Um. Did you hear me say Lady Saw is my hero? Okay. Because she is. Shouts-out to my bff in college who was from Trinidad and had to explain to me what, exactly, stab out the meat meant. I will never repeat what she said, because this is a family blog (LMAO), but if you’re confused just check out the lyrics to Stab Out The Meat HERE. And if you’re still confused. Fine. It’s about f—ing. And it’s amazing. This is a reggae post y’all! If you want an American love song, you’re gonna have to go back to Mariah Carey‘s Throwback Thursday, Bwahahahah! Nobody talk to me!

UPDATE: I thought I was obsessed with Stab Out The Meat and then I read this comment on YouTube:

this was the first song played at my wedding.

Game over.

10. Beenie Man, King Of The Dancehall


Okay. Now that we’ve heard from Lady Saw, maybe now we’re ready for some King Of The Dancehall. Maybe. But probably not. Sidenote: my favorite line? This face?/This is no sittin’ place. LMAO! OMG, yes. And I know you wanna hear Girls Dem Sugar, but I already put it on another Throwback Thursday post, and I’m trying not to be too repetitive. Check it out HERE.

Yes, Sean Paul is coming…



11. Shaggy, Boombastic


Are y’all ready to take it back to the fifth grade? No, I know you’re not. OMG, I can lit’rally see myself at that ridiculous ‘end of the school year’ party dancing with… hmmm… who was it? Lucas. Brazilian kid who I refuse to friend on Facebook ’cause I was OBSESSED with him for a good 2 years, LMAO! Finally wifed him up in the 7th grade… omg why are we talking about this right now? Anyway, Boombastic was that shizz! You do realize that my Mom bought me Shaggy‘s entire album and I would just sit there with the little insert that had all the lyrics on it, losing my mind, right? Okay, yeah. Thanks Mom. And shouts-out to Lucas, lmao. He totally had that Shaggy-esque curly hair. Sigh. What?

Oh, and PITNBr Emily– you’re right. We gotta include this one:


12. Rihanna, Pon De Replay


OMG!!! It’s Throwback Rihanna! Remember when she was, just like, a little pop/reggae star from Barbados? OMG. She still is… just… bigger. And pop-er. But today we celebrate the music that lit’rally put her on. Dude, she has pigtails in this video… LMAO. I love it!

13. Bob Marley, Natural Mystic


I agree. It’s been far too long since our last Bob Marley song.

Wait, one more:


14. Sean Paul, Like Glue


OMG, how have we not had a Sean Paul song yet? This list is so out of control. Like Glue is one of my FAVES. And I love that they’re listening to Beenie Man at the begininning. Shouts-out! Oh, you can get your ‘signal de plane’ on at 2:33. F-ck yeah.

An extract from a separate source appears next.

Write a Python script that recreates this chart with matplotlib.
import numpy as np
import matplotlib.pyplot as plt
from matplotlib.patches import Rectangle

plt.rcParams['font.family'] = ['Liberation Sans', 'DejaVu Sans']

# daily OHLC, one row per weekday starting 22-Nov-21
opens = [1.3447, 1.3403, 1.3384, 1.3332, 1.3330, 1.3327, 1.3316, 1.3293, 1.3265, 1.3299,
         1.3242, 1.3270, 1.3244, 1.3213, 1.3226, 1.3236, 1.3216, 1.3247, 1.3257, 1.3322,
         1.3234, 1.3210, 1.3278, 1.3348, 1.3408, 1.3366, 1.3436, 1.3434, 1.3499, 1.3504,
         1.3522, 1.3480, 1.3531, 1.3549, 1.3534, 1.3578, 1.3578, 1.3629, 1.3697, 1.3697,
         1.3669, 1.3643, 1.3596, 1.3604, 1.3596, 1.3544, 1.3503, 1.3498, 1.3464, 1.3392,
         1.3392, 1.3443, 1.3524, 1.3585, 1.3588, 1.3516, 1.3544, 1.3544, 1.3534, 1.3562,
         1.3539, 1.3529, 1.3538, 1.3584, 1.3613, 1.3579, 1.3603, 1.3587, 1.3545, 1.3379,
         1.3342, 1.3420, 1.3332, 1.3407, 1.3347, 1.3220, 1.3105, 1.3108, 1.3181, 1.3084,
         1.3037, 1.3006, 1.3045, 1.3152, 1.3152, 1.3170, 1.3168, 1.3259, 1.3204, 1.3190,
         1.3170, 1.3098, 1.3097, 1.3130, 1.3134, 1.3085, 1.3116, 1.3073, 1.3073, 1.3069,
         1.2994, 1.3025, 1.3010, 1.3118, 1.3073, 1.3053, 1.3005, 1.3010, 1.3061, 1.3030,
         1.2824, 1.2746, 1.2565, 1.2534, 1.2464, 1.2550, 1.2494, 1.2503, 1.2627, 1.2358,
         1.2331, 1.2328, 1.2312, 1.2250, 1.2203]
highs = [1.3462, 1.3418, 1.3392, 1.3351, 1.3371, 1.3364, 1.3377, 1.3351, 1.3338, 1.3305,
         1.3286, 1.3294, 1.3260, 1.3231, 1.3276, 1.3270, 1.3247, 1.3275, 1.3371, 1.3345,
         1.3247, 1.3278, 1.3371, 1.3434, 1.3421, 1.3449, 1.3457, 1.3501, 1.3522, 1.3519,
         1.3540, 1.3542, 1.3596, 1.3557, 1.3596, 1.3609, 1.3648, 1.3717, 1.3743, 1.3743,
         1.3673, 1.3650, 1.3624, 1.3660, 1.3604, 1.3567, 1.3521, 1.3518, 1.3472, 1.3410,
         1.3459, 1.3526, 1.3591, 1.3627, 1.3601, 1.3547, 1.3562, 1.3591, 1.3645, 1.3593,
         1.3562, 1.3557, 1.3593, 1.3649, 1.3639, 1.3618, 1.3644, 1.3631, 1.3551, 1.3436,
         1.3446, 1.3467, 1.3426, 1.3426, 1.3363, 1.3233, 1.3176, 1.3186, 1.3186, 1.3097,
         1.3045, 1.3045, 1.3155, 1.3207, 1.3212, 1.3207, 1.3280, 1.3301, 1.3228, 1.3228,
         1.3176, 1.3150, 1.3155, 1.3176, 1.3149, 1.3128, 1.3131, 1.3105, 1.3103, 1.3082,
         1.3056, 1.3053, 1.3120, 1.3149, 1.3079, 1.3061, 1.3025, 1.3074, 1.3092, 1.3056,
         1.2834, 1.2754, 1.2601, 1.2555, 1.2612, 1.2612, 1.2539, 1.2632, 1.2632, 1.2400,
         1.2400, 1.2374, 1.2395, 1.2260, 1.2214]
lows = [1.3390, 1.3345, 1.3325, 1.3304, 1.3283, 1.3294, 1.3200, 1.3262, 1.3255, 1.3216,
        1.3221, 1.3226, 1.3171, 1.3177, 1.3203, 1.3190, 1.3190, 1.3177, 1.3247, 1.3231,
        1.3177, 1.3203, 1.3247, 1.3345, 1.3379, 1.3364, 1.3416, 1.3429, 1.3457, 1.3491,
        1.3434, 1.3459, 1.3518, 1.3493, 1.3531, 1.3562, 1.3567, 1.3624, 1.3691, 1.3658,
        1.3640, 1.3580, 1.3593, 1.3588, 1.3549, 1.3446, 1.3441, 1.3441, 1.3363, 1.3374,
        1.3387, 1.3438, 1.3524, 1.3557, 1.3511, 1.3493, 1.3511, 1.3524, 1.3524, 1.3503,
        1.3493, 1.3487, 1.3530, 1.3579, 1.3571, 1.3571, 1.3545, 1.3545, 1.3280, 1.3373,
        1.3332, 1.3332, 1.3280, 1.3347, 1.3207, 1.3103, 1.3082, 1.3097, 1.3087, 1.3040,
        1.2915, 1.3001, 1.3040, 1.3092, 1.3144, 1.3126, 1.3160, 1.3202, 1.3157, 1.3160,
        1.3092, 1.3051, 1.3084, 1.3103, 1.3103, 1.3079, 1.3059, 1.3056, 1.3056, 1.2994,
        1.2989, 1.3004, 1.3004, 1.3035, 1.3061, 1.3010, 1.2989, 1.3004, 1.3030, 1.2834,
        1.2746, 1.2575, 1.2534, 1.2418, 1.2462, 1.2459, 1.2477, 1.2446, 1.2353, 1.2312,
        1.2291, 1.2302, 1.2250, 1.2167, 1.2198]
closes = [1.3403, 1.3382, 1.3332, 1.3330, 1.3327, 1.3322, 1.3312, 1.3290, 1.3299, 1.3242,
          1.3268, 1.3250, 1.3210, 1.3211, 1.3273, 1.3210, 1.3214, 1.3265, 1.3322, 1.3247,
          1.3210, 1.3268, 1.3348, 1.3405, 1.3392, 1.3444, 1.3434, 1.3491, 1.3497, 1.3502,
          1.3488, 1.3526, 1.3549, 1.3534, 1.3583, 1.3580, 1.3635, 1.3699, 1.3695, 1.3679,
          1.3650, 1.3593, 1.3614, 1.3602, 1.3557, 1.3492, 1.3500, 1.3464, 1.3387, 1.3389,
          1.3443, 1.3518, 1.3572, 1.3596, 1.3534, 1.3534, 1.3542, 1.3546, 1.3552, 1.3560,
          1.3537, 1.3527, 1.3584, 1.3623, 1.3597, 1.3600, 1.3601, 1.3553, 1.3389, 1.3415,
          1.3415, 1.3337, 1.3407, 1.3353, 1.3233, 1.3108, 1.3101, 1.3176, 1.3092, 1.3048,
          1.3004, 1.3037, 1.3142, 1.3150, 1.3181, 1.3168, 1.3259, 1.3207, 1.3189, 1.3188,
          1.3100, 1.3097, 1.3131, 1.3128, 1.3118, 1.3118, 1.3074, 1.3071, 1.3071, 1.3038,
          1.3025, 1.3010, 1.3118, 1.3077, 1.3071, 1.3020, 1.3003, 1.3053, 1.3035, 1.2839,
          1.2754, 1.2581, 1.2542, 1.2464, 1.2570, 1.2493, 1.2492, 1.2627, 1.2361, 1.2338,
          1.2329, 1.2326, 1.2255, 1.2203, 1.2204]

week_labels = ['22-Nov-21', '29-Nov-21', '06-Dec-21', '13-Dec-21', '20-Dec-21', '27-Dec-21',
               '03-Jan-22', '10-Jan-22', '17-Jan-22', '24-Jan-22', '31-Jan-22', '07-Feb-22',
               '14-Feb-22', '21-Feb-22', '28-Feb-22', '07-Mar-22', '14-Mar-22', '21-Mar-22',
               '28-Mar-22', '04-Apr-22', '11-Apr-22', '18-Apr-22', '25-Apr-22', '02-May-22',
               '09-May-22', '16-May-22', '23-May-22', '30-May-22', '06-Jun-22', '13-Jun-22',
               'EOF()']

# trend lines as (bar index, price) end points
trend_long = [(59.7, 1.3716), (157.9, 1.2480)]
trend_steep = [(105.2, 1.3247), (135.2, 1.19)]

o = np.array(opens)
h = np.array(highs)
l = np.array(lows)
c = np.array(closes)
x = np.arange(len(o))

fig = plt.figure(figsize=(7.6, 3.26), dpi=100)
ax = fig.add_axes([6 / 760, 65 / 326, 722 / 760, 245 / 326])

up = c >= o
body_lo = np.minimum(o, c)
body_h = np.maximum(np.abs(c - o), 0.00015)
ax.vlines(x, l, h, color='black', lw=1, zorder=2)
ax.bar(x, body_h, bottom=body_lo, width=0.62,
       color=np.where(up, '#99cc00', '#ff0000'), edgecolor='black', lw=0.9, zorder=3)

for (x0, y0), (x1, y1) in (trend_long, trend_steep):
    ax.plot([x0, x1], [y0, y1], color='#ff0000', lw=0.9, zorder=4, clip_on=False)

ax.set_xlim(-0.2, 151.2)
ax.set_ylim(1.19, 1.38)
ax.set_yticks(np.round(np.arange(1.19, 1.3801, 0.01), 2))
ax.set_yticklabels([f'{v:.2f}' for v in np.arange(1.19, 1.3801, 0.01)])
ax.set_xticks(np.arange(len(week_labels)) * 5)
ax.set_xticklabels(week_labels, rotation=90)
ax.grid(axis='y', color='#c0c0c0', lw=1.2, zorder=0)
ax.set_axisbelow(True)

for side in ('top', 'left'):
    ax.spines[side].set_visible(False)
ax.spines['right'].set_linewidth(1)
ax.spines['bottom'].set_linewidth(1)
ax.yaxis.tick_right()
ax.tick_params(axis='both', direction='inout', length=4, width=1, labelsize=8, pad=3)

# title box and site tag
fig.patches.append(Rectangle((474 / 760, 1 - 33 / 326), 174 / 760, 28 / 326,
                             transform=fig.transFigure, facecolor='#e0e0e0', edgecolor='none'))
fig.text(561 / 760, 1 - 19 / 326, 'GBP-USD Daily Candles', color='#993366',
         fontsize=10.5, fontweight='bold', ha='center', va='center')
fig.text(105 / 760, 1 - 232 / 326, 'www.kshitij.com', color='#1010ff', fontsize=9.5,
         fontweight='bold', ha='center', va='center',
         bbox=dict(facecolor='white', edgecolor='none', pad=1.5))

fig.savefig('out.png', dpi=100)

You do realize that my entire senior class danced to this at our final talent show. Okay good. I Just wanted you to know that I actually know (okay, knew) every single dance move in this video. Shouts-out to Cleveland School of the Arts, class of ’03:


15. Mad Cobra, Flex (Time To Have Sex)


For the record, I did not make a playlist in college that consisted ONLY of this song, which I would then just go ahead and put on ‘repeat.’ I did not do that with this song. And I also did not get pregnant in college.

16. Buju Banton


Please, nobody talk. It’s Buju. Oh, and this one’s for Emily:


17. Mavado featuring Stacious, Come Into My Room


I just got lost in a vortex and found Mavado. It’s a good thing.

18. Marcia Griffiths, You Don’t Love Me (No No No)


Epic. That’s all I can say. Friggen epic.

19. Shyne featuring Barrington Levy, Bad Boyz


I know this is Shyne‘s song, but really? Barrington Levy made this the shizz!
P.S. Remember Shyne? He’s Jewish now, I believe.

Wait, we need one more from Barrington:


20. Terror Fabulous featuring Nadine Sutherland, Action


I was, like, 8 when this dropped… and I was eternally in love. Sigh. And MAJOR shouts-out to PITNBr samwheat for dropping supreme Throwback reggae knowledge on me :)

Okay, so here’s who you can expect on Part Two of Throwback Thursday‘s reggae edition, coming next week: Peter Tosh, Ziggy Marley, probably more Beenie Man, Sizzla, this insane DMX/Sean Paul /Mr. Vegas song that y’all are not ready for, Spragga Benz, Jimmy Cliff, UB40, Luciano and many, many others.

OMG. I’m sorry. This one can’t wait for next week. Nobody talk to me.

Serani, No Games:


I know, I know. I’m exhausted too. It’s a good thing.

But here’s one more Throwback for y’all. This is me (and my Throwback abs) circa 2007 at the eternally epic NYC West Indian Day Parade. I’m holding a real, live, ginormous snake and a Trini flag. If you show my kids this pic, I will NEVER speak to you again. Please enjoy responsibly:


You see the Throwback abs? Okay, I just wanted to make sure you saw them. Thanks.